SOURCE DATA:
===

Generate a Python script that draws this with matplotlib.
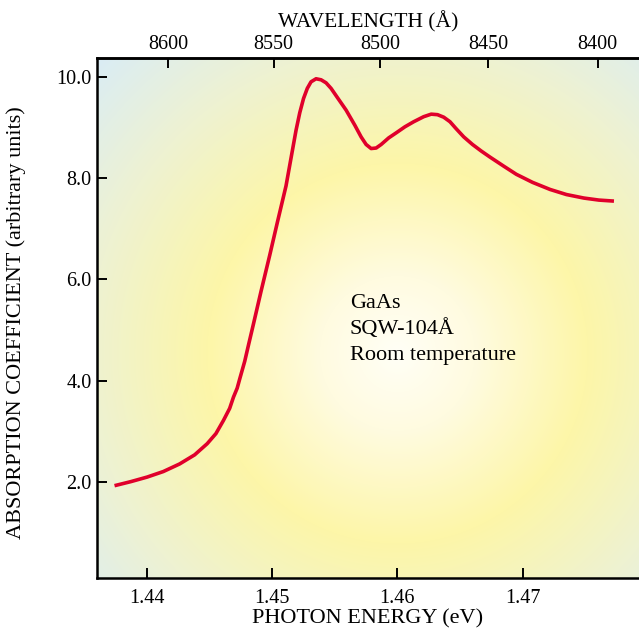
import numpy as np
import matplotlib.pyplot as plt
from matplotlib.colors import LinearSegmentedColormap

plt.rcParams['font.family'] = ['Liberation Serif', 'DejaVu Serif']

# photon energy (eV) and absorption coefficient (arb. units)
energy = [1.4374, 1.4387, 1.4400, 1.4413, 1.4426, 1.4438, 1.4448, 1.4455,
          1.4461, 1.4466, 1.4469, 1.4472, 1.4474, 1.4478, 1.4481, 1.4485,
          1.4491, 1.4498, 1.4504, 1.4511, 1.4515, 1.4519, 1.4522, 1.4525,
          1.4528, 1.4531, 1.4535, 1.4539, 1.4543, 1.4547, 1.4552, 1.4559,
          1.4566, 1.4571, 1.4575, 1.4579, 1.4583, 1.4587, 1.4593, 1.4599,
          1.4606, 1.4613, 1.4621, 1.4627, 1.4632, 1.4637, 1.4642, 1.4647,
          1.4653, 1.4660, 1.4667, 1.4674, 1.4685, 1.4695, 1.4708, 1.4722,
          1.4735, 1.4749, 1.4761, 1.4773]
absorption = [1.92, 2.00, 2.09, 2.20, 2.35, 2.53, 2.75, 2.95,
              3.21, 3.45, 3.67, 3.85, 4.03, 4.38, 4.70, 5.12,
              5.76, 6.48, 7.12, 7.85, 8.40, 8.95, 9.30, 9.58,
              9.78, 9.91, 9.97, 9.95, 9.89, 9.78, 9.60, 9.35,
              9.05, 8.82, 8.67, 8.59, 8.60, 8.67, 8.80, 8.90,
              9.02, 9.12, 9.22, 9.27, 9.26, 9.21, 9.12, 8.98,
              8.82, 8.67, 8.54, 8.42, 8.24, 8.08, 7.92, 7.78,
              7.68, 7.61, 7.57, 7.55]

energy_ticks = [1.44, 1.45, 1.46, 1.47]
abs_ticks = [2.0, 4.0, 6.0, 8.0, 10.0]
wl_ticks = [8600, 8550, 8500, 8450, 8400]
note = "GaAs\nSQW-104Å\nRoom temperature"

HC = 12398.4  # eV * Angstrom

fig = plt.figure(figsize=(6.39, 6.31), dpi=100)
ax = fig.add_axes([0.1518, 0.0845, 0.8482, 0.8235])

xlim = (1.4360, 1.4793)
ylim = (0.10, 10.38)

# radial background glow
W, H = 542, 520
gx, gy = np.meshgrid(np.arange(W), np.arange(H))
cx, cy = 300, 295
r = np.hypot(gx - cx, gy - cy) / 430.0
cmap = LinearSegmentedColormap.from_list(
    "glow", [(0.0, "#fffff6"), (0.18, "#fffbe0"), (0.44, "#fdf6a8"),
             (0.72, "#eef2d2"), (1.0, "#d8ecf8")])
ax.imshow(np.clip(r, 0, 1), cmap=cmap, vmin=0, vmax=1, aspect='auto',
          extent=(xlim[0], xlim[1], ylim[0], ylim[1]), origin='upper',
          zorder=0, interpolation='bilinear')

ax.plot(energy, absorption, color='#e0002b', lw=2.6,
        solid_joinstyle='round', solid_capstyle='butt', zorder=3)

ax.set_xlim(*xlim)
ax.set_ylim(*ylim)
ax.set_xticks(energy_ticks)
ax.set_xticklabels([f"{t:.2f}" for t in energy_ticks])
ax.set_yticks(abs_ticks)
ax.set_yticklabels([f"{t:.1f}" for t in abs_ticks])
ax.tick_params(direction='in', length=7, width=1.4, labelsize=14.5, pad=8)
ax.tick_params(axis='y', pad=4)
for side in ['left', 'bottom', 'top']:
    ax.spines[side].set_linewidth(1.8)
ax.spines['right'].set_visible(False)

ax.set_xlabel("PHOTON ENERGY (eV)", fontsize=16, labelpad=1)
ax.set_ylabel("ABSORPTION COEFFICIENT (arbitrary units)", fontsize=16)
ax.yaxis.set_label_coords(-0.131, 0.49)

top = ax.secondary_xaxis('top', functions=(lambda e: HC / e, lambda w: HC / w))
top.set_xticks(wl_ticks)
top.tick_params(direction='in', length=7, width=1.4, labelsize=14.5, pad=3)
top.spines['top'].set_linewidth(1.8)
top.set_xlabel("WAVELENGTH (Å)", fontsize=15.5, labelpad=5)

ax.text(1.4562, 5.72, note, fontsize=16, va='top', ha='left',
        linespacing=1.45, zorder=4)

fig.savefig("out.png", dpi=100)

===

WRITTEN TASK:
Omit the pictures, then output the rest of the listing exactly.

ANSWER BELOW:
Generate a Python script that draws this with matplotlib.
import numpy as np
import matplotlib.pyplot as plt
from matplotlib.colors import LinearSegmentedColormap

plt.rcParams['font.family'] = ['Liberation Serif', 'DejaVu Serif']

# photon energy (eV) and absorption coefficient (arb. units)
energy = [1.4374, 1.4387, 1.4400, 1.4413, 1.4426, 1.4438, 1.4448, 1.4455,
          1.4461, 1.4466, 1.4469, 1.4472, 1.4474, 1.4478, 1.4481, 1.4485,
          1.4491, 1.4498, 1.4504, 1.4511, 1.4515, 1.4519, 1.4522, 1.4525,
          1.4528, 1.4531, 1.4535, 1.4539, 1.4543, 1.4547, 1.4552, 1.4559,
          1.4566, 1.4571, 1.4575, 1.4579, 1.4583, 1.4587, 1.4593, 1.4599,
          1.4606, 1.4613, 1.4621, 1.4627, 1.4632, 1.4637, 1.4642, 1.4647,
          1.4653, 1.4660, 1.4667, 1.4674, 1.4685, 1.4695, 1.4708, 1.4722,
          1.4735, 1.4749, 1.4761, 1.4773]
absorption = [1.92, 2.00, 2.09, 2.20, 2.35, 2.53, 2.75, 2.95,
              3.21, 3.45, 3.67, 3.85, 4.03, 4.38, 4.70, 5.12,
              5.76, 6.48, 7.12, 7.85, 8.40, 8.95, 9.30, 9.58,
              9.78, 9.91, 9.97, 9.95, 9.89, 9.78, 9.60, 9.35,
              9.05, 8.82, 8.67, 8.59, 8.60, 8.67, 8.80, 8.90,
              9.02, 9.12, 9.22, 9.27, 9.26, 9.21, 9.12, 8.98,
              8.82, 8.67, 8.54, 8.42, 8.24, 8.08, 7.92, 7.78,
              7.68, 7.61, 7.57, 7.55]

energy_ticks = [1.44, 1.45, 1.46, 1.47]
abs_ticks = [2.0, 4.0, 6.0, 8.0, 10.0]
wl_ticks = [8600, 8550, 8500, 8450, 8400]
note = "GaAs\nSQW-104Å\nRoom temperature"

HC = 12398.4  # eV * Angstrom

fig = plt.figure(figsize=(6.39, 6.31), dpi=100)
ax = fig.add_axes([0.1518, 0.0845, 0.8482, 0.8235])

xlim = (1.4360, 1.4793)
ylim = (0.10, 10.38)

# radial background glow
W, H = 542, 520
gx, gy = np.meshgrid(np.arange(W), np.arange(H))
cx, cy = 300, 295
r = np.hypot(gx - cx, gy - cy) / 430.0
cmap = LinearSegmentedColormap.from_list(
    "glow", [(0.0, "#fffff6"), (0.18, "#fffbe0"), (0.44, "#fdf6a8"),
             (0.72, "#eef2d2"), (1.0, "#d8ecf8")])
ax.imshow(np.clip(r, 0, 1), cmap=cmap, vmin=0, vmax=1, aspect='auto',
          extent=(xlim[0], xlim[1], ylim[0], ylim[1]), origin='upper',
          zorder=0, interpolation='bilinear')

ax.plot(energy, absorption, color='#e0002b', lw=2.6,
        solid_joinstyle='round', solid_capstyle='butt', zorder=3)

ax.set_xlim(*xlim)
ax.set_ylim(*ylim)
ax.set_xticks(energy_ticks)
ax.set_xticklabels([f"{t:.2f}" for t in energy_ticks])
ax.set_yticks(abs_ticks)
ax.set_yticklabels([f"{t:.1f}" for t in abs_ticks])
ax.tick_params(direction='in', length=7, width=1.4, labelsize=14.5, pad=8)
ax.tick_params(axis='y', pad=4)
for side in ['left', 'bottom', 'top']:
    ax.spines[side].set_linewidth(1.8)
ax.spines['right'].set_visible(False)

ax.set_xlabel("PHOTON ENERGY (eV)", fontsize=16, labelpad=1)
ax.set_ylabel("ABSORPTION COEFFICIENT (arbitrary units)", fontsize=16)
ax.yaxis.set_label_coords(-0.131, 0.49)

top = ax.secondary_xaxis('top', functions=(lambda e: HC / e, lambda w: HC / w))
top.set_xticks(wl_ticks)
top.tick_params(direction='in', length=7, width=1.4, labelsize=14.5, pad=3)
top.spines['top'].set_linewidth(1.8)
top.set_xlabel("WAVELENGTH (Å)", fontsize=15.5, labelpad=5)

ax.text(1.4562, 5.72, note, fontsize=16, va='top', ha='left',
        linespacing=1.45, zorder=4)

fig.savefig("out.png", dpi=100)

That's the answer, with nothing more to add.